Die Kernfragen bleiben: Haben wir einen starken und soliden Leistungskern? Was erarbeiten wir wirklich im operativen Geschäft? Die überzeugende Antwort auf diese beiden Fragen verschafft einer Führungskraft das große gute Gewissen, das die Existenzgrundlage des Unternehmens eine solide Leistung für Menschen und Märkte ist. Ich bin überzeugt, dass viele Ängste mancher Führungskräfte eine Reaktion des Unterbewusstseins sind, wenn die vermeintlich guten Gewinne nur zustande kamen durch „kreatives Bilanzieren“, durch unrealistische Bewertung von Vermögensteilen oder durch eine Informationspolitik, die spekulative Blasen in der Aktienbewertung aufpustet.

Es bleibt im Kern immer die ganz einfache „Dreisatz-Rechnung“, wie es Heinz Dürr einmal witzig formulierte: 1. Was hat uns die Produktion wirklich gekostet? 2. Welchen Preis haben wir erzielt? 3. Was ist zwischen Kosten und Preis für uns hängen geblieben?
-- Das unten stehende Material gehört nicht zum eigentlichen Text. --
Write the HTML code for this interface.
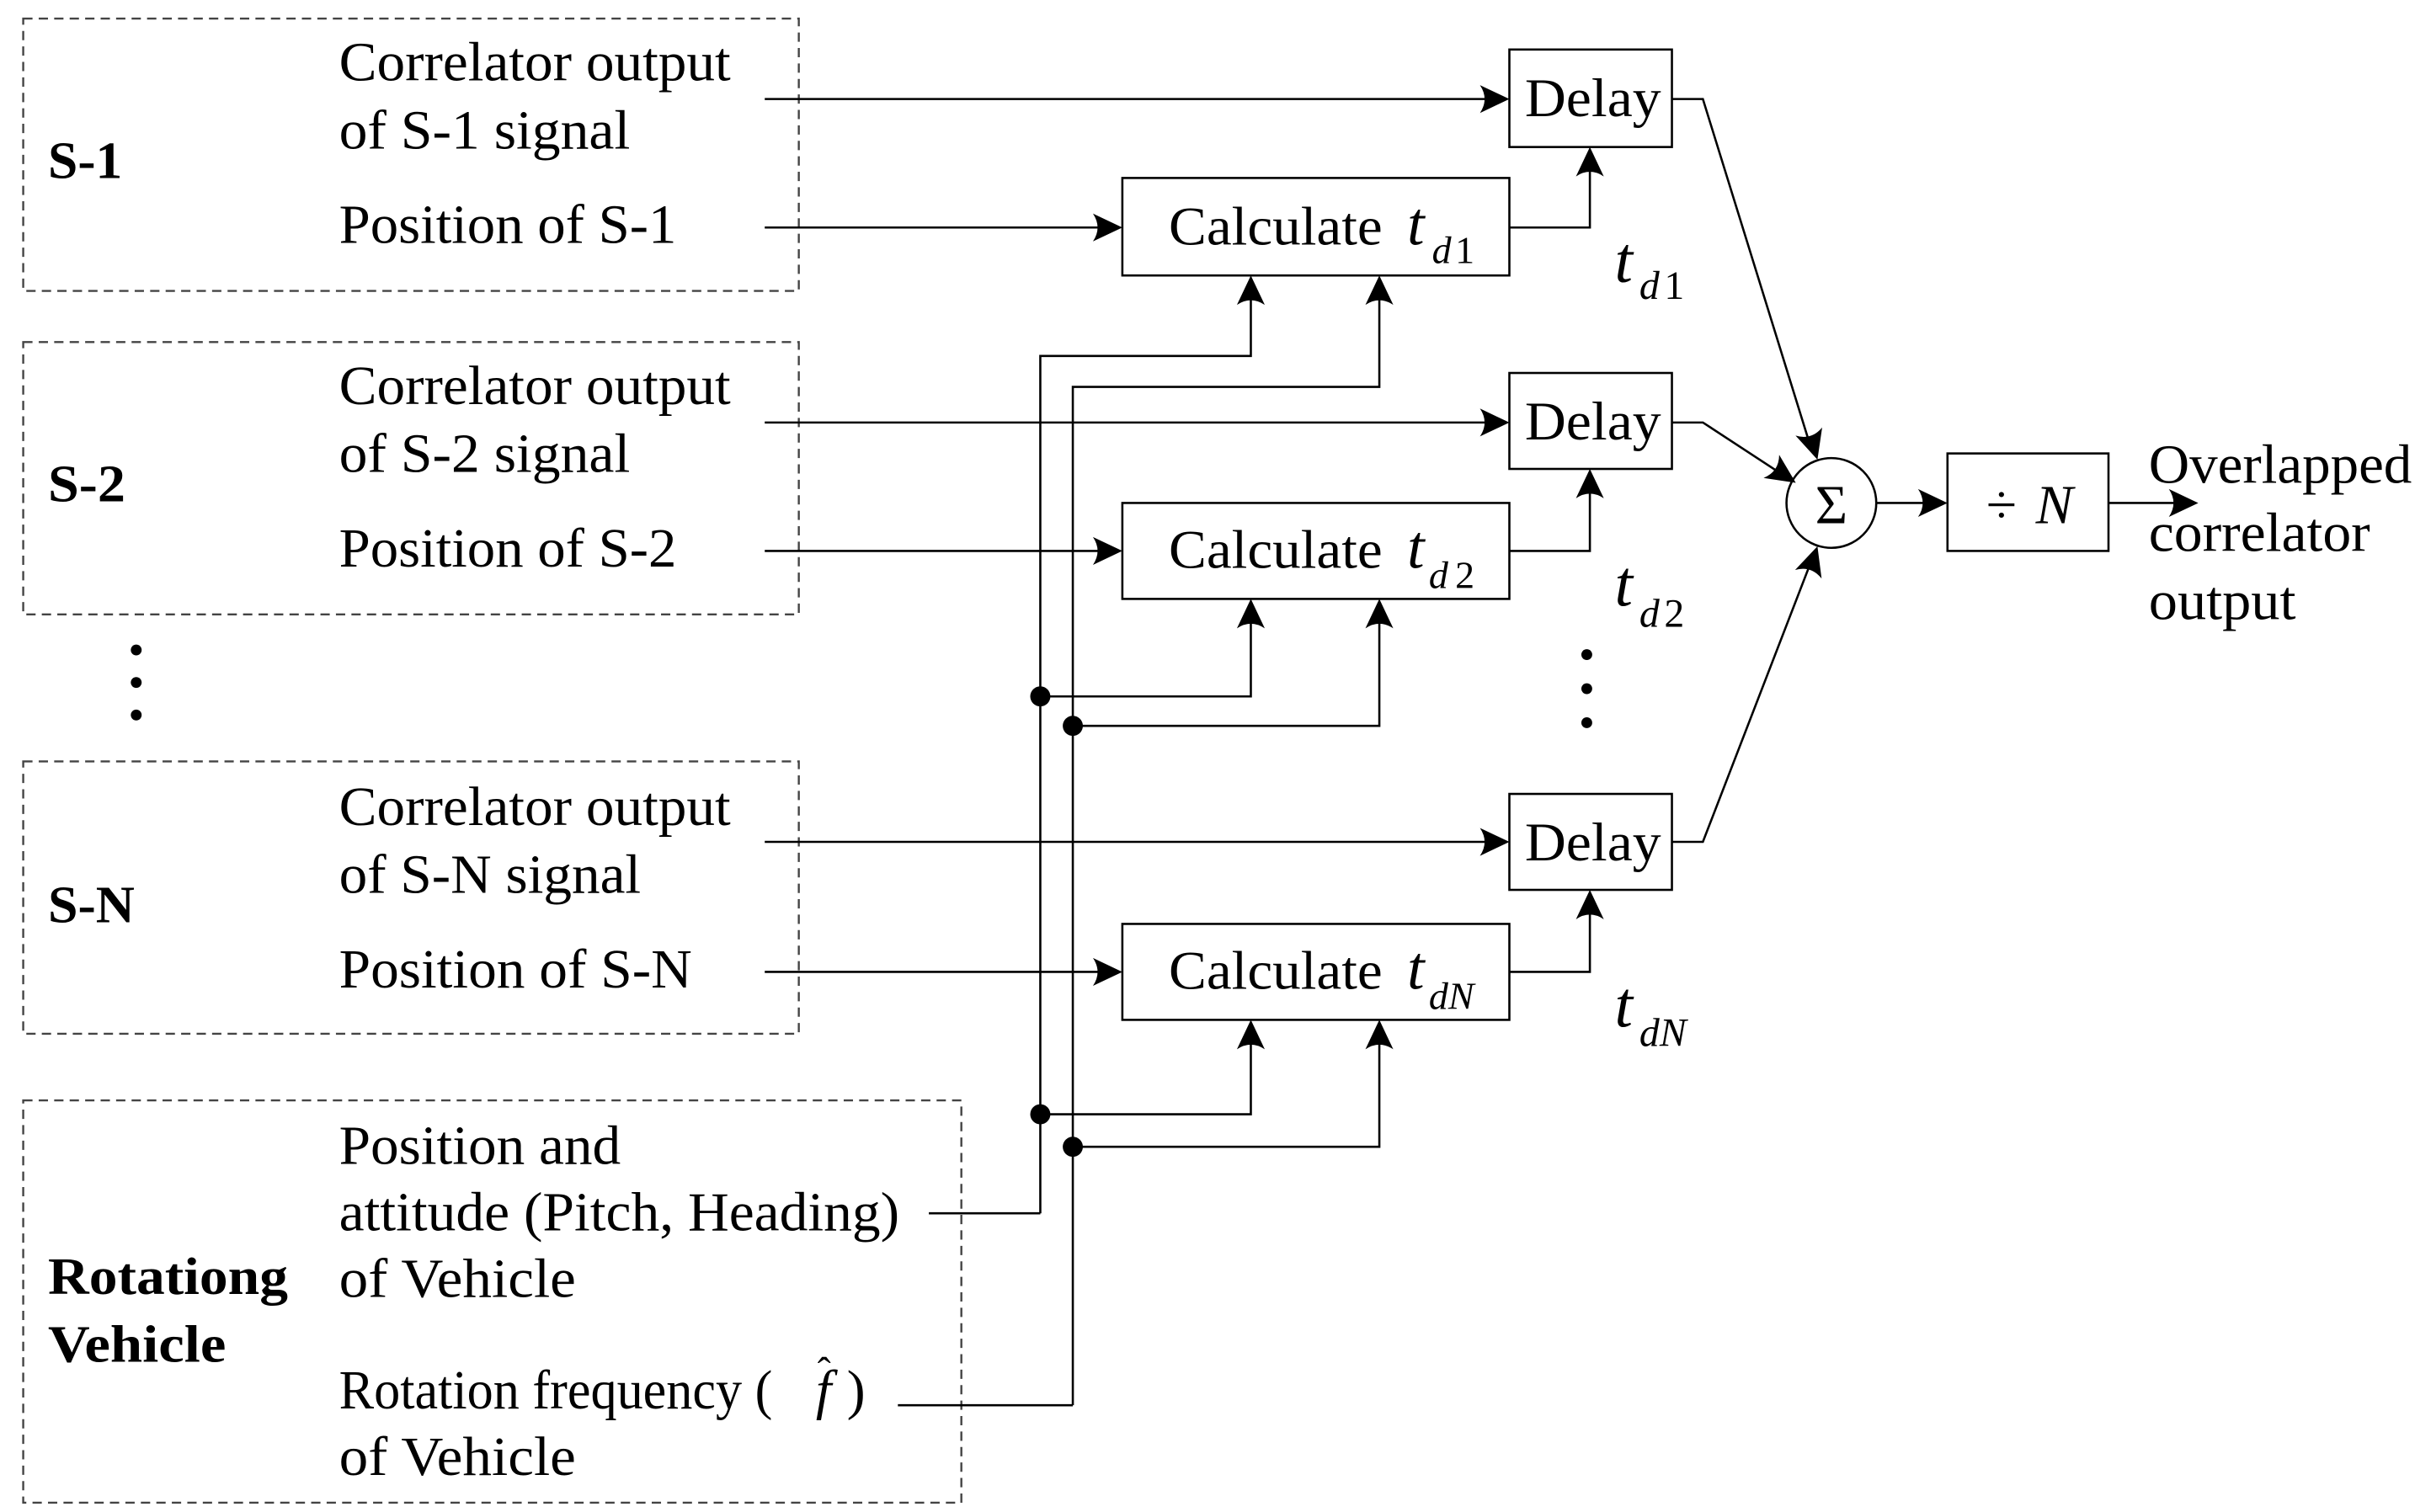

Alles andere ist und bleibt Kosmetik. Da kann man es drehen und wenden wie man will. Ich habe dafür nie Verständnis gehabt und hatte fast eine diebische Freude, als im neuen Markt viele dieser Bewertungs-Seifenblasen platzten. Ich hätte an meiner ganzen inneren Einstellung gezweifelt, wenn es nicht so gekommen wäre.

Dass Führungskräfte, die auf diese Methoden setzen, langsam eine höllische Angst bekommen, das halte ich für gut und richtig. Aber das sollte man sehr deutlich unterscheiden von den heilvollen Ängsten solider Führungskräfte, die etwas riskieren und den Adrenalinstoß brauchen.

Angst erhöht die Sensibilität

Die nur robusten Manager, die nie Angst haben, sind keineswegs die besten. Ihnen mangelt es an Risikobewusstsein und Vorsicht. Die nur Ängstlichen, die immer auf Nummer sicher gehen wollen, zählen auch nicht zu den Erfolgreichsten. Furcht und Angst sind wichtige Vorwarnsysteme, die die Evolution sehr weise in unseren Seelen geschaffen hat. Sie warnen vor Gefahren und Fehlentwicklungen und das oft sensibler und früher als unsere betriebswirtschaftlichen rationalen Kontrollsysteme, die wir etablieren. Wir müssen aber vielleicht wieder lernen, als Mensch, als Führungskraft und in der Gesellschaft auf sie zu hören.